O sotaque poético de Tonho França permanece intacto, maneira singular de construção semântica, que aproveita fragmentos de versos anteriores para dar aos posteriores outras significações:

As ladeiras de pedra

Os homens a seguir o destino em procissão

As ladeiras de pedra e os homens a segui

As ladeiras de pedra tentam a remissão:

Os homens de pedra a seguir vão,

homens de pedra a seguir

os homens, em vão.

(...)

(Procissão)

Na construção sintática, menos recorrente nesta obra é verdade, Tonho França também é mestre, trabalha duas orações coordenadas, porém com o segundo elemento do paralelismo inusitado:

Meus olhos guardam o segredo da morte

Suas mãos enrijecidas em pétalas de mármore-rosa

Colhiam maças e notas musicais.

(Canto III)

Mares... destoa do resto do livro, o uso constante da mesma rima dá ao poema um ritmo arcaico, lembrando muito a poesia do século XIII e XIX:

Os barcos deixam o cais,

Aventuram-se e deixam o cais,

Nas ondas inseguras, deixam o cais,

Levando as desventuras, deixam o cais,

Nas noites tão escuras, deixam o cais,

Deslizam entre espumas e corais,

(...)

Ainda na linguagem que o poeta utiliza para suas auroras o destaque fica por conta de Metrópole:

Pivete no semáforo

(vida?)

Vende balas

(perdidas)

o uso dos parênteses dá ao poema outras possibilidades de interpretação, pode-se ler só os termos que estão fora deles, apenas os que estão dentro, ou ainda embaralhando-os.

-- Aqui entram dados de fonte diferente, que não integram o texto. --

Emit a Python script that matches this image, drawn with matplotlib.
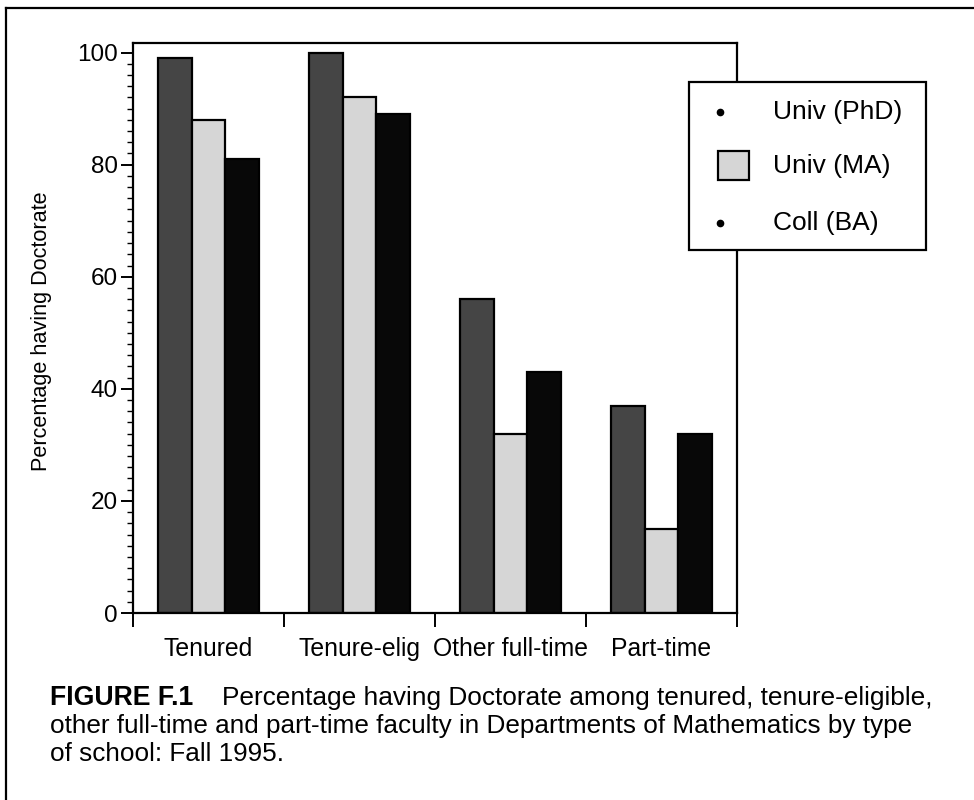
import matplotlib
matplotlib.use("Agg")
import matplotlib.pyplot as plt
import numpy as np
from matplotlib.lines import Line2D
from matplotlib.patches import Rectangle

plt.rcParams['font.family'] = ['Liberation Sans', 'DejaVu Sans']

categories = ["Tenured", "Tenure-elig", "Other full-time", "Part-time"]
series_names = ["Univ (PhD)", "Univ (MA)", "Coll (BA)"]
univ_phd = [99, 100, 56, 37]
univ_ma = [88, 92, 32, 15]
coll_ba = [81, 89, 43, 32]
y_ticks = [0, 20, 40, 60, 80, 100]
caption_bold = "FIGURE F.1"
caption_lines = ["Percentage having Doctorate among tenured, tenure-eligible,",
                 "other full-time and part-time faculty in Departments of Mathematics by type",
                 "of school: Fall 1995."]

colors = ["#454545", "#d6d6d6", "#080808"]
W, H = 974, 800
fig = plt.figure(figsize=(W / 100, H / 100), dpi=100)
ax = fig.add_axes([133 / W, 1 - 613 / H, (737 - 133) / W, (613 - 43) / H])

x = np.arange(len(categories))
bw = 0.225
for i, (vals, c) in enumerate(zip([univ_phd, univ_ma, coll_ba], colors)):
    ax.bar(x + (i - 1) * bw, vals, width=bw, color=c, edgecolor="black", linewidth=1.6, zorder=2)

ax.set_xlim(-0.5, 3.5)
ax.set_ylim(0, 101.7)
ax.set_yticks(y_ticks)
ax.set_yticklabels([str(v) for v in y_ticks], fontsize=17.5)
ax.set_yticks(np.arange(0, 101, 2), minor=True)
ax.tick_params(axis="y", which="major", length=9, width=1.4, direction="out", pad=2)
ax.tick_params(axis="y", which="minor", length=4, width=1.0, direction="out")

ax.set_xticks(np.arange(-0.5, 3.6, 1.0))
ax.set_xticklabels([])
ax.set_xticks(x, minor=True)
ax.set_xticklabels(categories, minor=True, fontsize=17.8)
ax.tick_params(axis="x", which="major", length=10, width=1.4, direction="out")
ax.tick_params(axis="x", which="minor", length=0, pad=17)

for s in ax.spines.values():
    s.set_linewidth(1.6)

ax.set_ylabel("Percentage having Doctorate", fontsize=15.6, va="center")
ax.yaxis.set_label_coords((42 - 133) / (737 - 133), (613 - 331) / (613 - 43))


def fx(px):
    return px / W


def fy(py):
    return 1 - py / H


# legend (framed box with keys and labels)
fig.add_artist(Rectangle((fx(689), fy(250)), fx(926) - fx(689), fy(82) - fy(250),
                         facecolor="white", edgecolor="black", linewidth=1.6,
                         transform=fig.transFigure, zorder=5))
row_y = [112, 166, 223]
for k, (name, ry) in enumerate(zip(series_names, row_y)):
    if k == 1:
        fig.add_artist(Rectangle((fx(718), fy(ry + 14)), fx(749) - fx(718), fy(ry - 15) - fy(ry + 14),
                                 facecolor=colors[1], edgecolor="black", linewidth=1.6,
                                 transform=fig.transFigure, zorder=6))
    else:
        fig.add_artist(Line2D([fx(720)], [fy(ry)], marker="o", ms=4.5, color="black", ls="none",
                              transform=fig.transFigure, zorder=6))
    fig.text(fx(773), fy(ry), name, fontsize=19, va="center", ha="left", zorder=7)

# outer frame
fig.add_artist(Line2D([fx(6), fx(6)], [0, fy(8)], color="black", lw=1.6, transform=fig.transFigure))
fig.add_artist(Line2D([fx(6), 1], [fy(8), fy(8)], color="black", lw=1.6, transform=fig.transFigure))

# caption
fig.text(fx(50), fy(698), caption_bold, fontsize=19.2, fontweight="bold", va="center")
fig.text(fx(222), fy(698), caption_lines[0], fontsize=18.9, va="center")
fig.text(fx(50), fy(726), caption_lines[1], fontsize=18.8, va="center")
fig.text(fx(50), fy(754), caption_lines[2], fontsize=18.8, va="center")

fig.savefig("out.png", dpi=100)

Em Vida vista pela janela (cenas de um tempo sem sentido), um dos melhores poemas do livro, Tonho nos ensina:

É preciso nos lavar de nós mesmos (..)

Em uma sociedade que é regida pelo olhar mercadológico, o olhar sensorial do eu-poético recai sobre os homens desumanizados, então resta, apenas, concordar com as palavras do poeta:

Já aprendi a sobreviver nas esquinas definitivas

E sinto como é pesada a franqueza

Escrevo abaixo da “linha da pobreza”

Dentro dos olhos e com muita dor

Mas não me iludo, não me engano

Meus versos são pelos seres humanos

A poesia é para sermos humanos

(...)

(Dia a dia)

A voz auscultada das páginas traz a entonação do entardecer, apesar do título constar como auroras, a palavra tarde é recorrente em muitos de seus versos, assim como ecos de um homem, em uma metrópole, solitário à espera de alguém para, quem sabe, um trago de poesia.

O Bebedor de Auroras é um bálsamo contra a banalização do mundo contemporâneo que está cada vez mais e mais dezumano e alienante.